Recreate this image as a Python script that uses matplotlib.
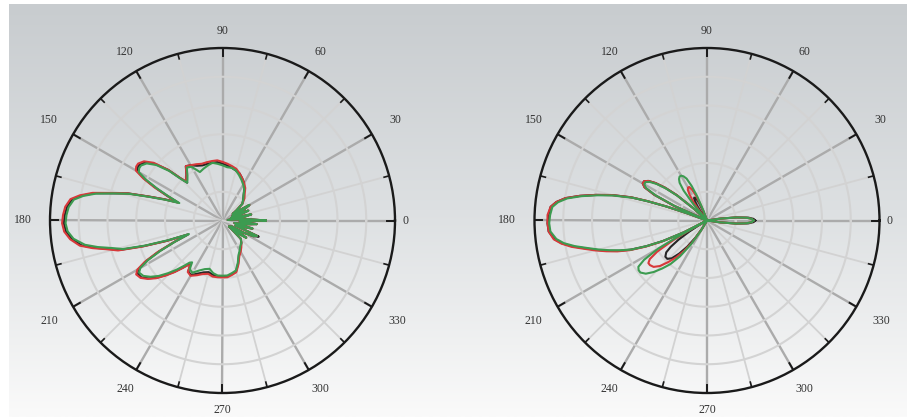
import numpy as np
import matplotlib.pyplot as plt
from matplotlib.colors import LinearSegmentedColormap

# angle grids (deg) and normalised pattern values
left_theta = [0, 3, 6, 9, 12, 15, 18, 21, 24, 27, 30, 33, 36, 40, 45,
              50, 55, 60, 65, 70, 75, 80, 85, 90, 95, 100, 105, 110, 115, 120,
              124, 128, 131, 133, 135, 137, 140, 143, 146,
              148, 150, 152, 154, 156, 158, 160, 162, 164, 166, 168, 170, 172,
              175, 178, 181, 184, 187, 190,
              192, 194, 196, 198, 200, 202, 204, 206, 208, 210, 212,
              215, 218, 221, 224, 227, 230, 232, 234, 236,
              240, 245, 250, 255, 260, 265, 270, 275, 280, 285, 290, 295, 300, 305, 310, 315,
              318, 321, 324, 327, 330, 333, 336, 339, 342, 345, 348, 351, 354, 357, 360]

left_green = [.25, .15, .03, .12, .17, .05, .10, .16, .06, .14, .18, .07, .10, .15, .17,
              .19, .22, .24, .26, .28, .30, .31, .31, .32, .33, .34, .33, .32, .31, .36,
              .37, .33, .31, .30, .34, .42, .50, .55, .57,
              .57, .56, .50, .42, .34, .27, .35, .44, .56, .65, .75, .82, .87,
              .895, .905, .91, .90, .87, .81,
              .74, .66, .60, .47, .33, .21, .30, .40, .49, .55, .57,
              .56, .53, .49, .44, .39, .34, .31, .30, .34,
              .35, .32, .30, .29, .31, .32, .32, .32, .31, .30, .26, .22, .20, .18, .17, .15,
              .05, .12, .17, .06, .14, .20, .22, .08, .12, .18, .07, .14, .20, .10, .25]

left_red = [.25, .14, .03, .12, .17, .05, .10, .16, .06, .14, .18, .07, .10, .15, .18,
            .20, .23, .25, .27, .29, .31, .32, .33, .34, .35, .35, .35, .35, .36, .37,
            .38, .34, .32, .31, .35, .43, .52, .57, .59,
            .59, .58, .52, .44, .35, .28, .36, .45, .57, .66, .77, .84, .89,
            .915, .925, .93, .92, .89, .84,
            .77, .69, .63, .49, .35, .22, .31, .42, .51, .57, .59,
            .58, .55, .51, .46, .41, .36, .33, .32, .36,
            .37, .35, .33, .32, .33, .33, .33, .33, .32, .31, .27, .23, .21, .19, .17, .15,
            .05, .12, .17, .06, .14, .20, .22, .08, .12, .18, .07, .14, .20, .10, .25]

left_black = [.25, .15, .03, .12, .17, .05, .10, .16, .06, .14, .18, .07, .10, .15, .17,
              .19, .22, .25, .27, .29, .30, .31, .32, .33, .34, .34, .34, .34, .35, .37,
              .38, .34, .32, .30, .35, .43, .51, .56, .58,
              .58, .57, .51, .43, .35, .28, .36, .45, .57, .65, .76, .83, .88,
              .905, .915, .92, .91, .88, .83,
              .76, .68, .62, .48, .345, .215, .305, .41, .50, .56, .58,
              .575, .545, .505, .455, .405, .355, .325, .315, .355,
              .365, .34, .32, .31, .32, .325, .325, .325, .315, .305, .265, .225, .205, .185, .17, .15,
              .05, .12, .17, .06, .14, .20, .23, .08, .12, .18, .07, .14, .20, .10, .25]

right_theta = [0, 2, 4, 6, 8, 10,
               108, 110, 112, 114, 116, 118, 120, 122, 124, 126, 128, 130, 132,
               136, 138, 140, 142, 144, 146, 148, 150, 152, 154, 156, 158,
               160, 161, 162, 163, 165, 167, 169, 171, 173, 175, 178, 181,
               184, 187, 189, 191, 193, 195, 197, 199, 201, 203, 205, 207,
               208, 209, 210, 212, 214, 216, 218, 221, 224, 227, 230, 233, 236, 239, 242,
               350, 352, 354, 356, 358, 360]

right_green = [.27, .26, .23, .17, .08, 0,
               0, .06, .15, .22, .27, .29, .30, .30, .29, .27, .22, .12, 0,
               0, .10, .22, .30, .36, .40, .42, .42, .40, .33, .20, 0,
               .12, .25, .36, .45, .56, .65, .74, .82, .87, .90, .91, .915,
               .91, .88, .84, .78, .71, .65, .59, .53, .47, .38, .28, .15,
               0, .20, .33, .43, .48, .49, .49, .47, .43, .38, .33, .26, .17, .07, 0,
               0, .08, .17, .23, .26, .27]

right_red = [.27, .26, .23, .17, .08, 0,
             0, .03, .10, .16, .20, .22, .22, .21, .18, .14, .08, .02, 0,
             0, .10, .23, .31, .37, .41, .43, .43, .41, .34, .21, 0,
             .13, .26, .37, .46, .57, .66, .75, .83, .88, .91, .925, .925,
             .92, .895, .855, .80, .73, .67, .61, .55, .48, .39, .29, .16,
             0, .10, .22, .34, .40, .42, .42, .41, .38, .33, .28, .22, .15, .06, 0,
             0, .08, .17, .23, .26, .27]

right_black = [.28, .27, .24, .17, .08, 0,
               0, .02, .06, .11, .14, .15, .15, .13, .10, .06, .03, 0, 0,
               0, .10, .23, .31, .37, .41, .43, .43, .41, .34, .21, 0,
               .12, .25, .36, .46, .57, .66, .75, .83, .88, .91, .92, .925,
               .92, .89, .85, .79, .72, .66, .60, .54, .47, .38, .28, .15,
               0, 0, .05, .12, .20, .26, .30, .32, .32, .30, .25, .19, .12, .05, 0,
               0, .08, .17, .24, .27, .28]

label_angles = list(range(0, 360, 30))
label_r = [1.06, 1.16, 1.13, 1.10, 1.13, 1.16, 1.16, 1.16, 1.13, 1.10, 1.13, 1.17]

W, H = 907, 417
fig = plt.figure(figsize=(W / 100, H / 100), dpi=100)

# grey gradient backdrop
bg = fig.add_axes([0, 0, 1, 1])
bg.axis('off')
cmap = LinearSegmentedColormap.from_list('bg', ['#c8cccf', '#dde0e2', '#fafafa'])
bg.imshow(np.linspace(0, 1, 256).reshape(-1, 1), aspect='auto', cmap=cmap,
          extent=[9 / W, 1, 0, 1 - 4 / H])
bg.set_xlim(0, 1)
bg.set_ylim(0, 1)


def polar_panel(cx, theta, series):
    R = 172.5
    cy = 220.5
    ax = fig.add_axes([(cx - R) / W, (H - cy - R) / H, 2 * R / W, 2 * R / H],
                      projection='polar')
    ax.set_facecolor('none')
    ax.set_ylim(0, 1)
    ax.set_xticks([])
    ax.set_yticks([])
    ax.grid(False)
    ax.spines['polar'].set_color('#1a1a1a')
    ax.spines['polar'].set_linewidth(1.7)

    t = np.linspace(0, 2 * np.pi, 361)
    for a in range(0, 360, 15):
        th = np.radians(a)
        if a % 30 == 0:
            ax.plot([th, th], [0, 1], color='#ababab', lw=1.7, zorder=1)
            ax.plot([th, th], [0.955, 1], color='#1a1a1a', lw=1.4, zorder=5)
        else:
            ax.plot([th, th], [0, 1], color='#d2d2d2', lw=1.3, zorder=1)
            ax.plot([th, th], [0.97, 1], color='#1a1a1a', lw=1.2, zorder=5)
    for k in range(1, 6):
        ax.plot(t, np.full_like(t, k / 6), color='#d3d3d3', lw=1.5, zorder=2)

    th = np.radians(theta)
    for vals, col in series:
        ax.plot(th, vals, color=col, lw=1.5, zorder=3)

    for a, r in zip(label_angles, label_r):
        ax.text(np.radians(a), r, str(a), ha='center', va='center',
                family='Liberation Serif', fontsize=8.5, color='#333333',
                clip_on=False)
    return ax


polar_panel(222.5, left_theta, [(left_black, '#262626'), (left_red, '#d8383a'),
                                (left_green, '#3c9b50')])
polar_panel(707, right_theta, [(right_black, '#262626'), (right_red, '#d8383a'),
                               (right_green, '#3c9b50')])

fig.savefig('out.png', dpi=100)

* * * *

# EXERCISE BRIEF:
Copy exactly the lines running from the beginning of the listing through the line that has "from matplotlib.colors import". Drop the pictures.

# ANSWER FOR THIS EXERCISE:
Recreate this image as a Python script that uses matplotlib.
import numpy as np
import matplotlib.pyplot as plt
from matplotlib.colors import LinearSegmentedColormap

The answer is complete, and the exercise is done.